The Randall Museum in San Francisco hosts a large HO-scale model model railroad. Created by the Golden Gate Model Railroad Club starting in 1961, the layout was donated to the Museum in 2015. Since then I have started automatizing trains running on the layout. I am also the model railroad maintainer. This blog describes various updates on the Randall project and I maintain a separate blog for all my electronics not directly related to Randall.
2020-05-02 - Ongoing Maintenance
Category RandallAlthough the museum is still closed, the situation here is somewhat relaxing; consequently Jim and I ventured to the museum to do some much needed track cleaning -- our concern was that many months of non-usage would make the track harder to clean, and we believe some regular maintenance will help avoid downtimes when it is time to re-open. Luckily we completed that task without any difficulties.

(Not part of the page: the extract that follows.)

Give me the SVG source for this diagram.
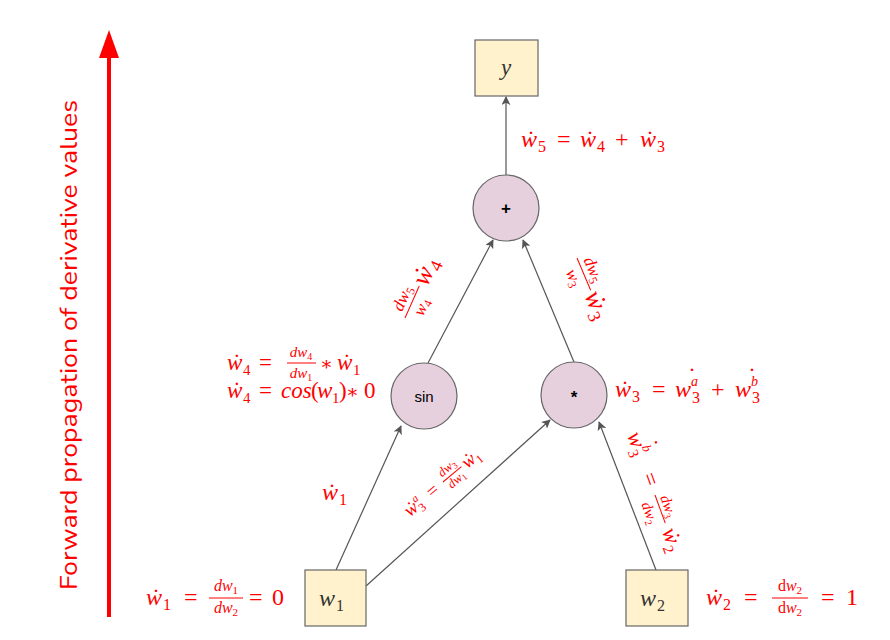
<svg xmlns="http://www.w3.org/2000/svg" width="890" height="640" viewBox="0 0 890 640">
<defs>
<style>
.box{fill:#fff2cc;stroke:#666;stroke-width:1.2}
.cir{fill:#e6d0de;stroke:#666;stroke-width:1.2}
.conn{stroke:#555;stroke-width:1.2;fill:none;marker-end:url(#ah)}
.m{font-family:"Liberation Serif","DejaVu Serif",serif;font-style:italic;fill:#f00}
.r{font-style:normal}
.nt{font-family:"Liberation Serif",serif;font-style:italic;fill:#333}
.ns{font-family:"Liberation Sans",Arial,sans-serif;fill:#000;text-anchor:middle}
.fl{stroke:#f00;stroke-width:1}
.c{text-anchor:middle}
</style>
<marker id="ah" viewBox="0 0 10 10" refX="9" refY="5" markerWidth="9" markerHeight="9" markerUnits="userSpaceOnUse" orient="auto">
<path d="M0,0 L10,5 L0,10 L2.5,5 z" fill="#555"/>
</marker>
</defs>
<rect width="890" height="640" fill="#fff"/>

<g id="axis">
<line x1="109" y1="617" x2="109" y2="55" stroke="#f00" stroke-width="4"/>
<polygon points="109,30 99,58 119,58" fill="#f00"/>
<text transform="translate(77,345) rotate(-90)" text-anchor="middle" font-family="Nunito,'Open Sans',sans-serif" font-size="23" fill="#f00" textLength="490" lengthAdjust="spacingAndGlyphs">Forward propagation of derivative values</text>
</g>

<g id="connectors">
<line class="conn" x1="336" y1="570" x2="401" y2="426"/>
<line class="conn" x1="366" y1="586" x2="550" y2="420"/>
<line class="conn" x1="656" y1="570" x2="599" y2="422"/>
<line class="conn" x1="428" y1="363" x2="493" y2="240"/>
<line class="conn" x1="574" y1="362" x2="523" y2="240"/>
<line class="conn" x1="506" y1="175" x2="506" y2="97"/>
</g>

<g id="node-y"><rect class="box" x="475" y="40" width="63" height="56"/><text class="nt" x="506" y="75" font-size="23" text-anchor="middle">y</text></g>
<g id="node-plus"><circle class="cir" cx="506" cy="208" r="33"/><text class="ns" x="506" y="214" font-size="17" font-weight="bold">+</text></g>
<g id="node-sin"><circle class="cir" cx="424" cy="396" r="33"/><text class="ns" x="424" y="402" font-size="15">sin</text></g>
<g id="node-mul"><circle class="cir" cx="574" cy="395" r="33"/><text class="ns" x="574" y="403" font-size="17" font-weight="bold">*</text></g>
<g id="node-w1"><rect class="box" x="305" y="570" width="61" height="56"/><text class="nt" font-size="24"><tspan x="319" y="606">w</tspan><tspan class="r" x="336" y="611" font-size="16">1</tspan></text></g>
<g id="node-w2"><rect class="box" x="626" y="570" width="62" height="56"/><text class="nt" font-size="24"><tspan x="640" y="606">w</tspan><tspan class="r" x="657" y="611" font-size="16">2</tspan></text></g>

<g id="labels">
<!-- w5 -->
<text class="m" font-size="24"><tspan x="521" y="147">w</tspan><tspan class="r" x="527" y="147">˙</tspan><tspan class="r" x="538" y="152" font-size="16">5</tspan><tspan class="r" x="557" y="147">=</tspan><tspan x="580" y="147">w</tspan><tspan class="r" x="586" y="147">˙</tspan><tspan class="r" x="597" y="152" font-size="16">4</tspan><tspan class="r" x="615" y="147">+</tspan><tspan x="640" y="147">w</tspan><tspan class="r" x="646" y="147">˙</tspan><tspan class="r" x="657" y="152" font-size="16">3</tspan></text>

<!-- w1 edge label -->
<text class="m" font-size="24"><tspan x="322" y="500">w</tspan><tspan class="r" x="328" y="500">˙</tspan><tspan class="r" x="339" y="505" font-size="16">1</tspan></text>

<!-- w4 labels -->
<text class="m" font-size="23"><tspan x="227" y="370">w</tspan><tspan class="r" x="233" y="370">˙</tspan><tspan class="r" x="243" y="375" font-size="15">4</tspan><tspan class="r" x="259" y="370">=</tspan><tspan class="r" x="320" y="370" font-size="19">∗</tspan><tspan x="337" y="370">w</tspan><tspan class="r" x="343" y="370">˙</tspan><tspan class="r" x="353" y="375" font-size="15">1</tspan></text>
<text class="m c" x="301" y="357" font-size="15">dw<tspan class="r" font-size="10" dy="3">4</tspan></text>
<line class="fl" x1="287" y1="363" x2="316" y2="363"/>
<text class="m c" x="301" y="378" font-size="15">dw<tspan class="r" font-size="10" dy="3">1</tspan></text>
<text class="m" font-size="23"><tspan x="227" y="398">w</tspan><tspan class="r" x="233" y="398">˙</tspan><tspan class="r" x="243" y="403" font-size="15">4</tspan><tspan class="r" x="259" y="398">=</tspan><tspan x="281" y="398">cos</tspan><tspan class="r" x="311" y="398">(</tspan><tspan x="317" y="398">w</tspan><tspan class="r" x="332" y="403" font-size="15">1</tspan><tspan class="r" x="339" y="398">)</tspan><tspan class="r" x="346" y="398" font-size="19">∗</tspan><tspan class="r" x="364" y="398">0</tspan></text>

<!-- w3 label -->
<text class="m" font-size="24"><tspan x="615" y="397">w</tspan><tspan class="r" x="621" y="397">˙</tspan><tspan class="r" x="632" y="402" font-size="16">3</tspan><tspan class="r" x="652" y="397">=</tspan><tspan x="675" y="397">w</tspan><tspan x="691" y="386" font-size="14">a</tspan><tspan class="r" x="688" y="384">˙</tspan><tspan class="r" x="692" y="403" font-size="16">3</tspan><tspan class="r" x="711" y="397">+</tspan><tspan x="735" y="397">w</tspan><tspan x="751" y="386" font-size="14">b</tspan><tspan class="r" x="748" y="384">˙</tspan><tspan class="r" x="752" y="403" font-size="16">3</tspan></text>

<!-- w1 bottom -->
<text class="m" font-size="24"><tspan x="146" y="605">w</tspan><tspan class="r" x="152" y="605">˙</tspan><tspan class="r" x="163" y="610" font-size="16">1</tspan><tspan class="r" x="184" y="605">=</tspan><tspan class="r" x="249" y="605">=</tspan><tspan class="r" x="272" y="605">0</tspan></text>
<text class="m c" x="226" y="591" font-size="16">dw<tspan class="r" font-size="11" dy="3">1</tspan></text>
<line class="fl" x1="209" y1="598" x2="243" y2="598"/>
<text class="m c" x="226" y="613" font-size="16">dw<tspan class="r" font-size="11" dy="3">2</tspan></text>

<!-- w2 bottom -->
<text class="m" font-size="24"><tspan x="706" y="605">w</tspan><tspan class="r" x="712" y="605">˙</tspan><tspan class="r" x="723" y="610" font-size="16">2</tspan><tspan class="r" x="744" y="605">=</tspan><tspan class="r" x="821" y="605">=</tspan><tspan class="r" x="846" y="605">1</tspan></text>
<text class="m c" x="790" y="591" font-size="16"><tspan class="r">d</tspan>w<tspan class="r" font-size="11" dy="3">2</tspan></text>
<line class="fl" x1="772" y1="598" x2="808" y2="598"/>
<text class="m c" x="790" y="613" font-size="16"><tspan class="r">d</tspan>w<tspan class="r" font-size="11" dy="3">2</tspan></text>

<!-- rotated: sin -> + -->
<g transform="translate(405,318) rotate(-66)">
<text class="m c" x="17" y="-5" font-size="17">dw<tspan class="r" font-size="12" dy="3">5</tspan></text>
<line class="fl" x1="0" y1="0" x2="35" y2="0" stroke-width="1.3"/>
<text class="m c" x="17" y="16" font-size="17">w<tspan class="r" font-size="12" dy="3">4</tspan></text>
<text class="m" font-size="27"><tspan x="37" y="8">w</tspan><tspan class="r" x="44" y="8">˙</tspan><tspan class="r" x="56" y="13" font-size="18">4</tspan></text>
</g>

<!-- rotated: * -> + -->
<g transform="translate(577,258) rotate(67)">
<text class="m c" x="17" y="-5" font-size="17">dw<tspan class="r" font-size="12" dy="3">5</tspan></text>
<line class="fl" x1="0" y1="0" x2="35" y2="0" stroke-width="1.3"/>
<text class="m c" x="17" y="16" font-size="17">w<tspan class="r" font-size="12" dy="3">3</tspan></text>
<text class="m" font-size="27"><tspan x="37" y="8">w</tspan><tspan class="r" x="44" y="8">˙</tspan><tspan class="r" x="56" y="13" font-size="18">3</tspan></text>
</g>

<!-- rotated: w1 -> * -->
<g transform="translate(443,482) rotate(-40)">
<text class="m" font-size="19"><tspan x="-48" y="6">w</tspan><tspan class="r" x="-43" y="6">˙</tspan><tspan class="r" x="-35" y="10" font-size="12">3</tspan><tspan x="-35" y="-2" font-size="11">a</tspan><tspan class="r" x="-19" y="6">=</tspan><tspan x="27" y="6">w</tspan><tspan class="r" x="32" y="6">˙</tspan><tspan class="r" x="40" y="10" font-size="12">1</tspan></text>
<text class="m c" x="12" y="-4" font-size="13">dw<tspan class="r" font-size="9" dy="2">3</tspan></text>
<line class="fl" x1="0" y1="0" x2="24" y2="0"/>
<text class="m c" x="12" y="11" font-size="13">dw<tspan class="r" font-size="9" dy="2">1</tspan></text>
</g>

<!-- rotated: w2 -> * -->
<g transform="translate(655,495) rotate(70)">
<text class="m" font-size="23"><tspan x="-66" y="6">w</tspan><tspan x="-50" y="-4" font-size="13">b</tspan><tspan class="r" x="-53" y="-5">˙</tspan><tspan class="r" x="-50" y="11" font-size="15">3</tspan><tspan class="r" x="-23" y="6">=</tspan><tspan x="36" y="6">w</tspan><tspan class="r" x="42" y="6">˙</tspan><tspan class="r" x="52" y="11" font-size="15">2</tspan></text>
<text class="m c" x="15" y="-4" font-size="15">dw<tspan class="r" font-size="10" dy="3">3</tspan></text>
<line class="fl" x1="0" y1="0" x2="30" y2="0"/>
<text class="m c" x="15" y="16" font-size="15">dw<tspan class="r" font-size="10" dy="3">2</tspan></text>
</g>
</g>
</svg>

I have using this workflow for light track cleaning with good success:
- First we run our 1201 engine pushing a pad car. I found this removes a lot of dust from the track upfront of the engine. No wet chemicals needed if the engine can run fine without them.
- Once the engine has completed a loop, I do another one without the pad car, with just one drop of ATF somewhere at the end of the Stockton yard and another drop of ATF before T150 (the long stretch before Sultan, which is roughly mid-way through the layout).
- Once I’m done with that, I generally do one drop of ATF in front of each automated train at the exit of the Stockton station, and for the branchline one in the back at the YouBet station.
With ATF, “less is more”, and over-application will make the track too slippery for these guys’ large steam engines.
I try to remember to remove the pad car when I use ATF -- it seems to soften the pad, or more exactly the crud that is on the pad.
While I was there, I demonstrated the fixed turnout T151 for the Napa approach to Jim. One thing I did notice is that the point does not always close fully when the turnout is thrown. I pointed that out as it’s a potential source of derailment. Ideally I’ll leave this task to Allen when we can have him back with us, he’s good at that -- either it’s a cleaning job around the point, which I know he does well, or it requires to align the Fulgurex motor below in which case having two of us doing it would be ideal.
Regarding the Napa approach, the one task I have left is to add some clear indication that the turnouts are left thrown on the mainline. After experimenting with some LEDs at home, I’m going to use a single red LED temporarily mounted near the fascia and wired directly to the terminal powering the frog. See the link above for an example.
Eventually I’d like to put a nice signal mast there, yet that task will have to wait as it is more involved than I want: need to carefully select the signals, validate clearance, install them in what is a tricky part of the layout, etc. Doing it properly is a job all by itself, whereas what I want is to have a quick thing to make sure operators do not leave the turnouts thrown and short the mainline -- which is located on the back of the mountain where they can’t see it.
Other than that I do have some other projects I have started at home that “will” eventually be useful to the layout at the museum:
- I do have a plan to provide more video of the layout to the public -- both live and recorded. I need to set that up at home, validate my ideas, then demonstrate a proof-of-concept to the museum staff, and then implement.
- On the electronics side, I made a proof-of-concept that I can monitor the EB1 circuit breakers using an NCE AIU interface. This would allow the automation computer to be aware of shorts on the layout, stop trains, and warn us.
- I have started to gather what I need to create a proof-of-concept to automate the Fairfield industrial complex using the plan I outlined last year.
So lots of realistic ideas flying around, with some early experimentation of what could work or not, and how it could work. These will take weeks to come to fruition.
There’s no shortage of work that can be done on the layout.
The only shortage is time, and often exasperation at the “are we there yet” comments. A lot of the time I get these ambiguous “this is fine but…” feedback. No “but” -- just stop at “this is fine”, otherwise you’re ruining it. This is volunteer work after all.